# WRITTEN TASK
Retype only what runs from the beginning of the data through the line with "const captions = ['(a)"; please omit the pictures and keep every line exact.

[Begin GIVEN DATA]

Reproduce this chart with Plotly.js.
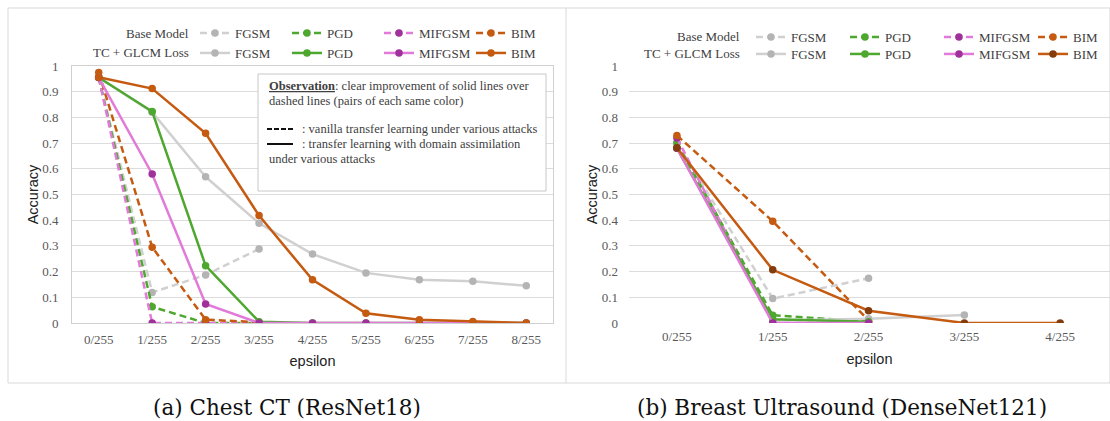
<!DOCTYPE html>
<html>
<head>
<meta charset="utf-8">
<script src="https://cdn.plot.ly/plotly-3.0.1.min.js"></script>
<style>html,body{margin:0;padding:0;background:#fff;overflow:hidden;width:1110px;height:421px;}#chart{width:1110px;height:421px;overflow:hidden;}</style>
</head>
<body>
<div id="chart"></div>
<script>
// ---- data ----
const chestEps = ['0/255','1/255','2/255','3/255','4/255','5/255','6/255','7/255','8/255'];
const chestBaseFGSM   = [0.955, 0.119, 0.187, 0.288];
const chestBasePGD    = [0.955, 0.063, 0.0, 0.0];
const chestBaseMIFGSM = [0.955, 0.0, 0.0, 0.0];
const chestBaseBIM    = [0.975, 0.295, 0.013, 0.003];
const chestTcFGSM     = [0.955, 0.82, 0.569, 0.388, 0.268, 0.195, 0.168, 0.162, 0.145];
const chestTcPGD      = [0.955, 0.823, 0.223, 0.005, 0.0, 0.0, 0.0, 0.0, 0.0];
const chestTcMIFGSM   = [0.955, 0.58, 0.074, 0.0, 0.0, 0.0, 0.0, 0.0, 0.0];
const chestTcBIM      = [0.956, 0.912, 0.738, 0.418, 0.168, 0.038, 0.013, 0.006, 0.0];

const breastEps = ['0/255','1/255','2/255','3/255','4/255'];
const breastBaseFGSM   = [0.70, 0.095, 0.174];
const breastBasePGD    = [0.70, 0.030, 0.005];
const breastBaseMIFGSM = [0.72, 0.0, 0.0];
const breastBaseBIM    = [0.730, 0.396, 0.01];
const breastTcFGSM     = [0.68, 0.01, 0.017, 0.031];
const breastTcPGD      = [0.68, 0.015, 0.005];
const breastTcMIFGSM   = [0.68, 0.0, 0.0];
const breastTcBIM      = [0.682, 0.207, 0.048, 0.0, 0.0];

const attackNames = ['FGSM','PGD','MIFGSM','BIM'];
const rowLabels = ['Base Model','TC + GLCM Loss'];
const yTicks = [0,0.1,0.2,0.3,0.4,0.5,0.6,0.7,0.8,0.9,1];
const yTickText = ['0','0.1','0.2','0.3','0.4','0.5','0.6','0.7','0.8','0.9','1'];
const captions = ['(a) Chest CT (ResNet18)','(b) Breast Ultrasound (DenseNet121)'];

// ---- styling ----
const W = 1110, H = 421;
const X = px => px / W;
const Y = py => 1 - py / H;
const serif = "'Liberation Serif', 'Times New Roman', serif";
const sans = "'Liberation Sans', Arial, sans-serif";

const lineCol = {FGSM:'#d0d0d0', PGD:'#4ea72e', MIFGSM:'#e27ad9', BIM:'#c55a11'};
const markCol = {FGSM:'#b4b4b4', PGD:'#4ea72e', MIFGSM:'#a0309a', BIM:'#c55a11'};

function tr(x, y, name, dashed, xa, ya, legend, markerColor){
  const t = {
    x: x.slice(0, y.length), y: y, name: name, type: 'scatter', mode: 'lines+markers',
    xaxis: xa, yaxis: ya, legend: legend,
    line: {color: lineCol[name], width: 2.5, dash: dashed ? '7px,4px' : 'solid'},
    marker: {color: markerColor || markCol[name], size: 7.5},
    hoverinfo: 'skip'
  };
  if (name === 'BIM') t.legendwidth = 24;
  return t;
}

const data = [
  tr(chestEps, chestBaseFGSM, 'FGSM', true, 'x', 'y', 'legend'),
  tr(chestEps, chestBasePGD, 'PGD', true, 'x', 'y', 'legend'),
  tr(chestEps, chestBaseMIFGSM, 'MIFGSM', true, 'x', 'y', 'legend'),
  tr(chestEps, chestBaseBIM, 'BIM', true, 'x', 'y', 'legend'),
  tr(chestEps, chestTcFGSM, 'FGSM', false, 'x', 'y', 'legend2'),
  tr(chestEps, chestTcPGD, 'PGD', false, 'x', 'y', 'legend2'),
  tr(chestEps, chestTcMIFGSM, 'MIFGSM', false, 'x', 'y', 'legend2'),
  tr(chestEps, chestTcBIM, 'BIM', false, 'x', 'y', 'legend2'),
  tr(breastEps, breastBaseFGSM, 'FGSM', true, 'x2', 'y2', 'legend3'),
  tr(breastEps, breastBasePGD, 'PGD', true, 'x2', 'y2', 'legend3'),
  tr(breastEps, breastBaseMIFGSM, 'MIFGSM', true, 'x2', 'y2', 'legend3'),
  tr(breastEps, breastBaseBIM, 'BIM', true, 'x2', 'y2', 'legend3'),
  tr(breastEps, breastTcFGSM, 'FGSM', false, 'x2', 'y2', 'legend4'),
  tr(breastEps, breastTcPGD, 'PGD', false, 'x2', 'y2', 'legend4'),
  tr(breastEps, breastTcMIFGSM, 'MIFGSM', false, 'x2', 'y2', 'legend4'),
  tr(breastEps, breastTcBIM, 'BIM', false, 'x2', 'y2', 'legend4', '#843c0c')
];

const tickFont = {family: serif, size: 13, color: '#595959'};
const titleFont = {family: sans, size: 14.5, color: '#222'};

function xax(domain, cats, range, box){
  return {
    domain: domain, type: 'category', categoryorder: 'array', categoryarray: cats,
    range: range, showgrid: false, zeroline: false, ticks: '', tickfont: tickFont,
    ticklabelstandoff: 4, showline: box, mirror: box, linecolor: '#d0d0d0', linewidth: 1,
    title: {text: 'epsilon', font: titleFont, standoff: 10}, automargin: false, fixedrange: true
  };
}
function yax(domain, anchor, box){
  return {
    domain: domain, anchor: anchor, range: [0, 1], tickvals: yTicks, ticktext: yTickText,
    showgrid: true, gridcolor: '#dcdcdc', gridwidth: 1, zeroline: false, ticks: '',
    tickfont: tickFont, ticklabelstandoff: 10, showline: box, mirror: box,
    linecolor: '#d0d0d0', linewidth: 1,
    title: {text: 'Accuracy', font: titleFont, standoff: 0}, automargin: false, fixedrange: true
  };
}

const yDom = [Y(323), Y(66)];
const legFont = {family: serif, size: 13, color: '#404040'};
function leg(px, py, ew){
  return {orientation: 'h', x: X(px), y: Y(py), xanchor: 'left', yanchor: 'middle',
    xref: 'paper', yref: 'paper', font: legFont, bgcolor: 'rgba(0,0,0,0)',
    entrywidth: ew, entrywidthmode: 'pixels', itemclick: false, itemdoubleclick: false,
    traceorder: 'normal', tracegroupgap: 0, itemwidth: 30};
}

const ann = [];
function txt(px, py, s, opts){
  ann.push(Object.assign({xref: 'paper', yref: 'paper', x: X(px), y: Y(py), text: s,
    showarrow: false, xanchor: 'left', yanchor: 'middle',
    font: {family: serif, size: 12.5, color: '#404040'}}, opts || {}));
}
// legend row labels
txt(191, 33, rowLabels[0], {xanchor: 'right', font: legFont});
txt(191, 53, rowLabels[1], {xanchor: 'right', font: legFont});
txt(742, 37, rowLabels[0], {xanchor: 'right', font: legFont});
txt(742, 54, rowLabels[1], {xanchor: 'right', font: legFont});
// observation box text
txt(267, 86, '<b><u>Observation</u></b>: clear improvement of solid lines over');
txt(267, 101, 'dashed lines (pairs of each same color)');
txt(300, 129, ': vanilla transfer learning under various attacks');
txt(300, 144, ': transfer learning with domain assimilation');
txt(267, 159, 'under various attacks');
// captions
const capFont = {family: 'DejaVu Serif, serif', size: 21.5, color: '#111'};
txt(287, 407, captions[0], {xanchor: 'center', font: capFont});
txt(842, 407, captions[1], {xanchor: 'center', font: capFont});

const shapes = [
  // panel frames
  {type: 'rect', xref: 'paper', yref: 'paper', x0: X(8), x1: X(1110), y0: Y(383), y1: Y(8),
   line: {color: '#d9d9d9', width: 1}, layer: 'below'},
  {type: 'line', xref: 'paper', yref: 'paper', x0: X(566), x1: X(566), y0: Y(383), y1: Y(8),
   line: {color: '#d9d9d9', width: 1}, layer: 'below'},
  // observation box
  {type: 'rect', xref: 'paper', yref: 'paper', x0: X(258), x1: X(546), y0: Y(191), y1: Y(74),
   line: {color: '#c8c8c8', width: 1}, fillcolor: '#ffffff', layer: 'above'},
  {type: 'line', xref: 'paper', yref: 'paper', x0: X(267), x1: X(293), y0: Y(129), y1: Y(129),
   line: {color: '#111', width: 2, dash: '5px,2px'}},
  {type: 'line', xref: 'paper', yref: 'paper', x0: X(267), x1: X(293), y0: Y(144), y1: Y(144),
   line: {color: '#111', width: 2}}
];

const layout = {
  width: W, height: H, margin: {l: 0, r: 0, t: 0, b: 0},
  paper_bgcolor: '#fff', plot_bgcolor: 'rgba(0,0,0,0)', showlegend: true,
  xaxis: xax([X(72), X(553)], chestEps, [-0.5, 8.5], true),
  yaxis: yax(yDom, 'x', true),
  xaxis2: Object.assign(xax([X(629), 1], breastEps, [-0.5, 4.52], false), {anchor: 'y2'}),
  yaxis2: yax(yDom, 'x2', false),
  legend: leg(195, 33, 47), legend2: leg(195, 53, 47),
  legend3: leg(751, 37, 49), legend4: leg(751, 54, 49),
  annotations: ann, shapes: shapes
};

Plotly.newPlot('chart', data, layout, {staticPlot: true, displayModeBar: false});
</script>
</body>
</html>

[End GIVEN DATA]

# RESPONSE
Reproduce this chart with Plotly.js.
<!DOCTYPE html>
<html>
<head>
<meta charset="utf-8">
<script src="https://cdn.plot.ly/plotly-3.0.1.min.js"></script>
<style>html,body{margin:0;padding:0;background:#fff;overflow:hidden;width:1110px;height:421px;}#chart{width:1110px;height:421px;overflow:hidden;}</style>
</head>
<body>
<div id="chart"></div>
<script>
// ---- data ----
const chestEps = ['0/255','1/255','2/255','3/255','4/255','5/255','6/255','7/255','8/255'];
const chestBaseFGSM   = [0.955, 0.119, 0.187, 0.288];
const chestBasePGD    = [0.955, 0.063, 0.0, 0.0];
const chestBaseMIFGSM = [0.955, 0.0, 0.0, 0.0];
const chestBaseBIM    = [0.975, 0.295, 0.013, 0.003];
const chestTcFGSM     = [0.955, 0.82, 0.569, 0.388, 0.268, 0.195, 0.168, 0.162, 0.145];
const chestTcPGD      = [0.955, 0.823, 0.223, 0.005, 0.0, 0.0, 0.0, 0.0, 0.0];
const chestTcMIFGSM   = [0.955, 0.58, 0.074, 0.0, 0.0, 0.0, 0.0, 0.0, 0.0];
const chestTcBIM      = [0.956, 0.912, 0.738, 0.418, 0.168, 0.038, 0.013, 0.006, 0.0];

const breastEps = ['0/255','1/255','2/255','3/255','4/255'];
const breastBaseFGSM   = [0.70, 0.095, 0.174];
const breastBasePGD    = [0.70, 0.030, 0.005];
const breastBaseMIFGSM = [0.72, 0.0, 0.0];
const breastBaseBIM    = [0.730, 0.396, 0.01];
const breastTcFGSM     = [0.68, 0.01, 0.017, 0.031];
const breastTcPGD      = [0.68, 0.015, 0.005];
const breastTcMIFGSM   = [0.68, 0.0, 0.0];
const breastTcBIM      = [0.682, 0.207, 0.048, 0.0, 0.0];

const attackNames = ['FGSM','PGD','MIFGSM','BIM'];
const rowLabels = ['Base Model','TC + GLCM Loss'];
const yTicks = [0,0.1,0.2,0.3,0.4,0.5,0.6,0.7,0.8,0.9,1];
const yTickText = ['0','0.1','0.2','0.3','0.4','0.5','0.6','0.7','0.8','0.9','1'];
const captions = ['(a) Chest CT (ResNet18)','(b) Breast Ultrasound (DenseNet121)'];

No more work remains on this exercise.